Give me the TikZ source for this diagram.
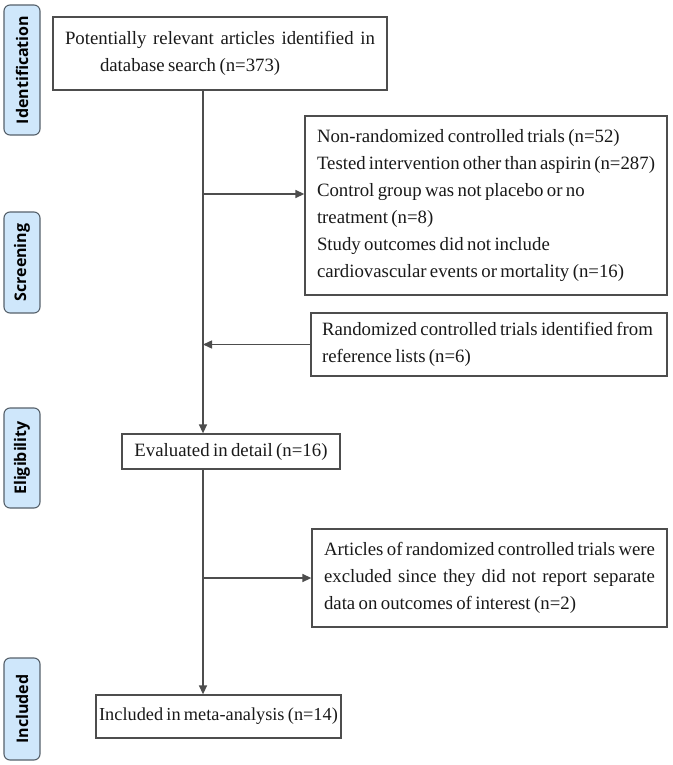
\documentclass[tikz,border=0pt]{standalone}
\usepackage{fontspec}
\setmainfont{Liberation Serif}
\newfontfamily\stagefont{Open Sans}
\usetikzlibrary{arrows.meta}
\definecolor{linegray}{HTML}{4D4D4D}
\definecolor{stageblue}{HTML}{CFE7FB}
\definecolor{stageedge}{HTML}{56616B}
\newcommand{\txt}{\fontsize{18.8}{27}\selectfont}
\newcommand{\tight}{\spaceskip=0.18em plus 0.4em minus 0.05em\relax}

\begin{document}
\begin{tikzpicture}[x=1pt, y=-1pt,
    box/.style={draw=linegray, line width=1.3pt, inner xsep=12pt, inner ysep=0pt, font=\txt, text=black!90},
    stage/.style={draw=stageedge, fill=stageblue, rounded corners=6pt, line width=1.1pt, rotate=90, minimum height=36, font=\stagefont\bfseries\fontsize{16}{16}\selectfont},
    flow/.style={draw=linegray, line width=1.4pt, -{Triangle[length=9pt,width=8pt]}}]
    \useasboundingbox (0,0) rectangle (672,765);
    % stages
    \node[stage, minimum width=130] (ident) at (22,70) {Identification};
    \node[stage, minimum width=101] (screen) at (22,262.5) {Screening};
    \node[stage, minimum width=100] (elig) at (22,458) {Eligibility};
    \node[stage, minimum width=102] (incl) at (22,709) {Included};
    % boxes
    \node[box, minimum width=334, minimum height=73, text width=310, align=justify] (search) at (220,53.5)
        {\tight Potentially relevant articles identified in\linebreak\hspace*{35pt}database search (n=373)};
    \node[box, minimum width=362, minimum height=179, text width=338, align=left] (nonrct) at (486,205.5)
        {\tight Non-randomized controlled trials (n=52)\\Tested intervention other than aspirin (n=287)\\Control group was not placebo or no\\treatment (n=8)\\Study outcomes did not include\\cardiovascular events or mortality (n=16)};
    \node[box, minimum width=356, minimum height=63, inner xsep=11pt, text width=334, align=left] (reflist) at (489,344.5)
        {\tight Randomized controlled trials identified from\\reference lists (n=6)};
    \node[box, minimum width=218, minimum height=35] (detail) at (231,451.5) {\tight Evaluated in detail (n=16)};
    \node[box, minimum width=355, minimum height=98, text width=331, align=justify] (nodata) at (489.5,578)
        {\tight Articles of randomized controlled trials were\linebreak excluded since they did not report separate\linebreak data on outcomes of interest (n=2)};
    \node[box, minimum width=243, minimum height=43, inner xsep=3pt, font=\fontsize{18.3}{27}\selectfont] (meta) at (218.5,716.5) {\tight Included in meta-analysis (n=14)};
    % arrows
    \coordinate (trunk) at (203,0);
    \coordinate (cut1) at (203,194);
    \draw[flow] (search.south -| trunk) -- (detail.north -| trunk);
    \draw[flow] (cut1) -- (cut1 -| nonrct.west);
    \draw[flow] (reflist.west) -- (reflist.west -| trunk);
    \draw[flow] (nodata.west -| trunk) -- (nodata.west);
    \draw[flow] (detail.south -| trunk) -- (meta.north -| trunk);
\end{tikzpicture}
\end{document}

What you should do -
Leave out any pictures and return exactly the lines from the beginning of the data through the line with "plus 0.4em minus", inclusive.

Written solution -
Give me the TikZ source for this diagram.
\documentclass[tikz,border=0pt]{standalone}
\usepackage{fontspec}
\setmainfont{Liberation Serif}
\newfontfamily\stagefont{Open Sans}
\usetikzlibrary{arrows.meta}
\definecolor{linegray}{HTML}{4D4D4D}
\definecolor{stageblue}{HTML}{CFE7FB}
\definecolor{stageedge}{HTML}{56616B}
\newcommand{\txt}{\fontsize{18.8}{27}\selectfont}
\newcommand{\tight}{\spaceskip=0.18em plus 0.4em minus 0.05em\relax}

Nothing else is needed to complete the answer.